* Data segment
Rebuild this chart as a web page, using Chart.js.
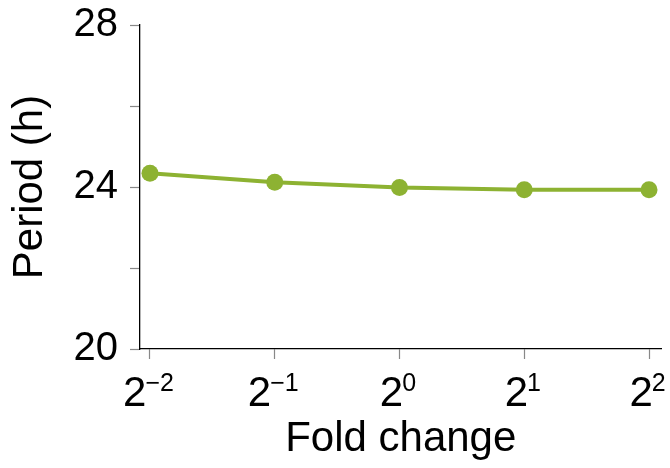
<!DOCTYPE html>
<html>
<head>
<meta charset="utf-8">
<script src="https://cdn.jsdelivr.net/npm/chart.js@4/dist/chart.umd.min.js"></script>
<style>
  html, body { margin: 0; padding: 0; background: #fff; }
</style>
</head>
<body>
<canvas id="c" width="670" height="468"></canvas>
<script>
// log2 of the fold change, and the period measured at each level
const exponents = [-2, -1, 0, 1, 2];
const periods = [24.34, 24.12, 23.99, 23.93, 23.93];
// y axis: tick every 2 h, labels only on 20, 24, 28
const yTickLabels = { 20: '20', 24: '24', 28: '28' };
// x tick labels written as powers of two
const tickBase = '2';
const tickExponents = { '-2': '\u22122', '-1': '\u22121', '0': '0', '1': '1', '2': '2' };

const FONT = '"Liberation Sans", Arial, Helvetica, sans-serif';
const LINE_COLOR = '#8db232';

// draws "2" with a superscript exponent under every x tick
const powerTickLabels = {
  id: 'powerTickLabels',
  afterDraw(chart) {
    const { ctx } = chart;
    const xs = chart.scales.x;
    const baseFont = '42px ' + FONT;
    const supFont = '25px ' + FONT;
    ctx.save();
    ctx.fillStyle = '#000';
    ctx.textBaseline = 'alphabetic';
    ctx.textAlign = 'left';
    xs.ticks.forEach(t => {
      const exp = tickExponents[String(t.value)];
      ctx.font = baseFont;
      const bw = ctx.measureText(tickBase).width;
      ctx.font = supFont;
      const ew = ctx.measureText(exp).width;
      const cx = xs.getPixelForValue(t.value);
      const left = cx - (bw + ew) / 2 - 1;
      ctx.font = baseFont;
      ctx.fillText(tickBase, left, xs.top + 57);
      ctx.font = supFont;
      ctx.fillText(exp, left + bw - 1, xs.top + 42);
    });
    ctx.restore();
  }
};

new Chart(document.getElementById('c'), {
  type: 'line',
  data: {
    datasets: [{
      data: exponents.map((e, i) => ({ x: e, y: periods[i] })),
      borderColor: LINE_COLOR,
      backgroundColor: LINE_COLOR,
      borderWidth: 4,
      pointRadius: 8.5,
      pointBorderWidth: 0,
      pointBackgroundColor: LINE_COLOR,
      tension: 0
    }]
  },
  options: {
    responsive: false,
    animation: false,
    devicePixelRatio: 1,
    layout: { padding: { top: 25, right: 8, bottom: 0, left: 0 } },
    plugins: { legend: { display: false }, tooltip: { enabled: false } },
    scales: {
      x: {
        type: 'linear',
        min: -2.08,
        max: 2.1,
        afterBuildTicks: s => { s.ticks = exponents.map(v => ({ value: v })); },
        afterFit: s => { s.height = 119; s.paddingLeft = 0; s.paddingRight = 0; },
        ticks: { display: false },
        grid: { drawOnChartArea: false, drawTicks: true, tickLength: 10, tickColor: '#888', tickWidth: 1.2 },
        border: { display: true, color: '#000', width: 1.3 },
        title: {
          display: true,
          text: 'Fold change',
          color: '#000',
          font: { family: FONT, size: 42, lineHeight: 1.2 },
          padding: { top: 0, bottom: 3 }
        }
      },
      y: {
        min: 20,
        max: 28,
        afterFit: s => { s.width = 140; s.paddingTop = 0; s.paddingBottom = 0; },
        ticks: {
          stepSize: 2,
          padding: 12,
          color: '#000',
          font: { family: FONT, size: 40 },
          callback: v => yTickLabels[v] || ''
        },
        grid: { drawOnChartArea: false, drawTicks: true, tickLength: 10, tickColor: '#888', tickWidth: 1.2 },
        border: { display: true, color: '#000', width: 1.3 },
        title: {
          display: true,
          text: 'Period (h)',
          color: '#000',
          font: { family: FONT, size: 42, lineHeight: 1.2 },
          padding: { top: 5, bottom: 0 }
        }
      }
    }
  },
  plugins: [powerTickLabels]
});
</script>
</body>
</html>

* The problem
Reproduce each line word for word and drop the pictures.

* Answer for this exercise
Rebuild this chart as a web page, using Chart.js.
<!DOCTYPE html>
<html>
<head>
<meta charset="utf-8">
<script src="https://cdn.jsdelivr.net/npm/chart.js@4/dist/chart.umd.min.js"></script>
<style>
  html, body { margin: 0; padding: 0; background: #fff; }
</style>
</head>
<body>
<canvas id="c" width="670" height="468"></canvas>
<script>
// log2 of the fold change, and the period measured at each level
const exponents = [-2, -1, 0, 1, 2];
const periods = [24.34, 24.12, 23.99, 23.93, 23.93];
// y axis: tick every 2 h, labels only on 20, 24, 28
const yTickLabels = { 20: '20', 24: '24', 28: '28' };
// x tick labels written as powers of two
const tickBase = '2';
const tickExponents = { '-2': '\u22122', '-1': '\u22121', '0': '0', '1': '1', '2': '2' };

const FONT = '"Liberation Sans", Arial, Helvetica, sans-serif';
const LINE_COLOR = '#8db232';

// draws "2" with a superscript exponent under every x tick
const powerTickLabels = {
  id: 'powerTickLabels',
  afterDraw(chart) {
    const { ctx } = chart;
    const xs = chart.scales.x;
    const baseFont = '42px ' + FONT;
    const supFont = '25px ' + FONT;
    ctx.save();
    ctx.fillStyle = '#000';
    ctx.textBaseline = 'alphabetic';
    ctx.textAlign = 'left';
    xs.ticks.forEach(t => {
      const exp = tickExponents[String(t.value)];
      ctx.font = baseFont;
      const bw = ctx.measureText(tickBase).width;
      ctx.font = supFont;
      const ew = ctx.measureText(exp).width;
      const cx = xs.getPixelForValue(t.value);
      const left = cx - (bw + ew) / 2 - 1;
      ctx.font = baseFont;
      ctx.fillText(tickBase, left, xs.top + 57);
      ctx.font = supFont;
      ctx.fillText(exp, left + bw - 1, xs.top + 42);
    });
    ctx.restore();
  }
};

new Chart(document.getElementById('c'), {
  type: 'line',
  data: {
    datasets: [{
      data: exponents.map((e, i) => ({ x: e, y: periods[i] })),
      borderColor: LINE_COLOR,
      backgroundColor: LINE_COLOR,
      borderWidth: 4,
      pointRadius: 8.5,
      pointBorderWidth: 0,
      pointBackgroundColor: LINE_COLOR,
      tension: 0
    }]
  },
  options: {
    responsive: false,
    animation: false,
    devicePixelRatio: 1,
    layout: { padding: { top: 25, right: 8, bottom: 0, left: 0 } },
    plugins: { legend: { display: false }, tooltip: { enabled: false } },
    scales: {
      x: {
        type: 'linear',
        min: -2.08,
        max: 2.1,
        afterBuildTicks: s => { s.ticks = exponents.map(v => ({ value: v })); },
        afterFit: s => { s.height = 119; s.paddingLeft = 0; s.paddingRight = 0; },
        ticks: { display: false },
        grid: { drawOnChartArea: false, drawTicks: true, tickLength: 10, tickColor: '#888', tickWidth: 1.2 },
        border: { display: true, color: '#000', width: 1.3 },
        title: {
          display: true,
          text: 'Fold change',
          color: '#000',
          font: { family: FONT, size: 42, lineHeight: 1.2 },
          padding: { top: 0, bottom: 3 }
        }
      },
      y: {
        min: 20,
        max: 28,
        afterFit: s => { s.width = 140; s.paddingTop = 0; s.paddingBottom = 0; },
        ticks: {
          stepSize: 2,
          padding: 12,
          color: '#000',
          font: { family: FONT, size: 40 },
          callback: v => yTickLabels[v] || ''
        },
        grid: { drawOnChartArea: false, drawTicks: true, tickLength: 10, tickColor: '#888', tickWidth: 1.2 },
        border: { display: true, color: '#000', width: 1.3 },
        title: {
          display: true,
          text: 'Period (h)',
          color: '#000',
          font: { family: FONT, size: 42, lineHeight: 1.2 },
          padding: { top: 5, bottom: 0 }
        }
      }
    }
  },
  plugins: [powerTickLabels]
});
</script>
</body>
</html>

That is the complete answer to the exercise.